"Itu terpetak-petak pada saat itu juga saat dia melakukan pembabatan di awal tahun 2024. Sudah begitu bentuknya sudah terpetak-petak untuk dibuatkan tambak ikan," kata Kanit Tipidter Satreskrim Polres Maros Iptu Wawan kepada wartawan, Sabtu (25/1/2025).
Wawan mengaku pihaknya sudah memeriksa sejumlah saksi di kasus dugaan perusakan hutan mangrove jenis api-api tersebut. Terlapor inisial AM juga sudah dimintai keterangan.
"Kami undang klarifikasi semua termasuk saksi terlapor, ahli, tukang yang membabat, warga sekitar pemerintah desa pemerintah dusun," tuturnya.
"Dari pemeriksaan saksi terlapor, SHM-nya itu tahun 2009. Pemeriksaan dari ahli tata ruang bahwa lokasi tersebut pada 2012 masuk dalam kawasan ekosistem lindung mangrove," tambah Wawan.
Kasus dugaan perusakan tersebut kini telah naik ke tahap penyidikan. Namun penyidik masih mengumpulkan sejumlah bukti terkait kasus tersebut.
"Modusnya membabat dulu baru dijadikan empang. Pada saat itu dibabat belum sempat dijadikan empang tapi sudah ada petak-petaknya," tuturnya.

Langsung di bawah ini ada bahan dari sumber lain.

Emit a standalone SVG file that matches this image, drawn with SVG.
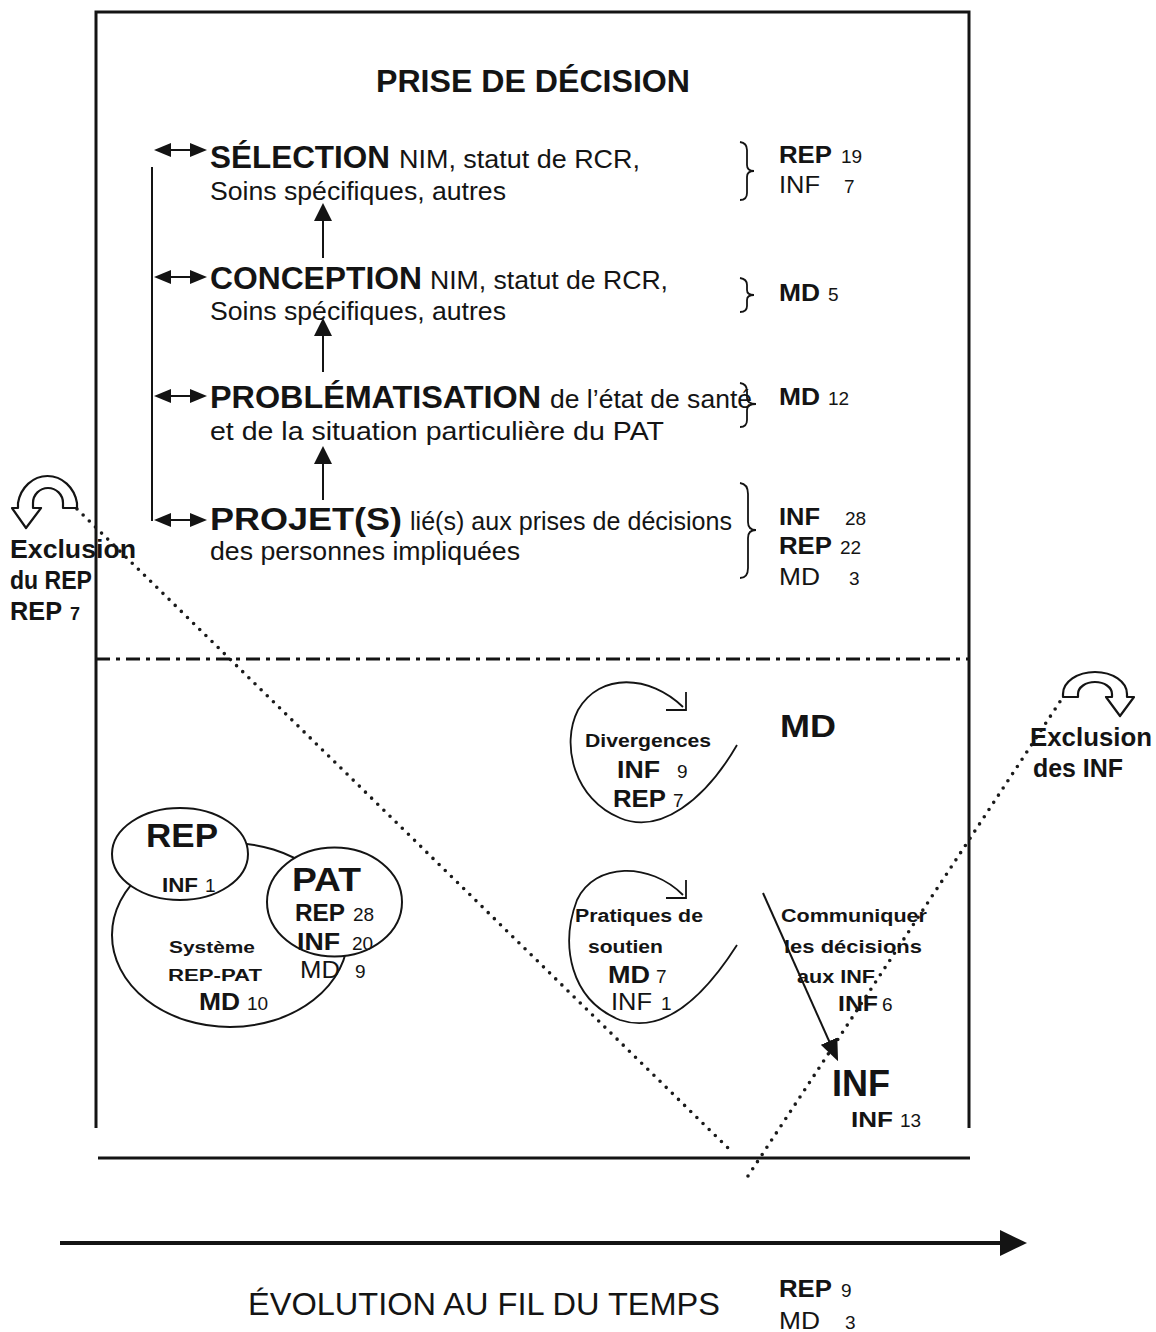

Wawan kembali menegaskan bahwa mangrove jenis api-api alias Avicennia Marina merupakan tanaman yang dilindungi. Perusakan terhadap kawasan tersebut merupakan tindak pidana.
"Ditetapkan ekosistem lindung mangrove jadi ada kegiatan dibolehkan dan tidak dibolehkan kalau dilakukan tidak dibolehkan itu melanggar aturan aturan dan ada pidananya," sebut Wawan.
Sebelumnya diberitakan, Polres Maros melakukan penyidikan terhadap dugaan pembalakan hutan mangrove di Pantai Kuri Caddi, Dusun Kurilompo, Kecamatan Marusu. Hutan tersebut dibabat menggunakan gergaji mesin.
"Ada dugaan perusakan mangrove dengan cara dipotong menggunakan gergaji mesin. Berdasarkan penghitungan kerusakan lingkungan, ditemukan kurang lebih 6 hektar yang telah dilakukan perusakan," ujar Kasat Reskrim Polres Maros Iptu Aditya Pandu DS kepada wartawan.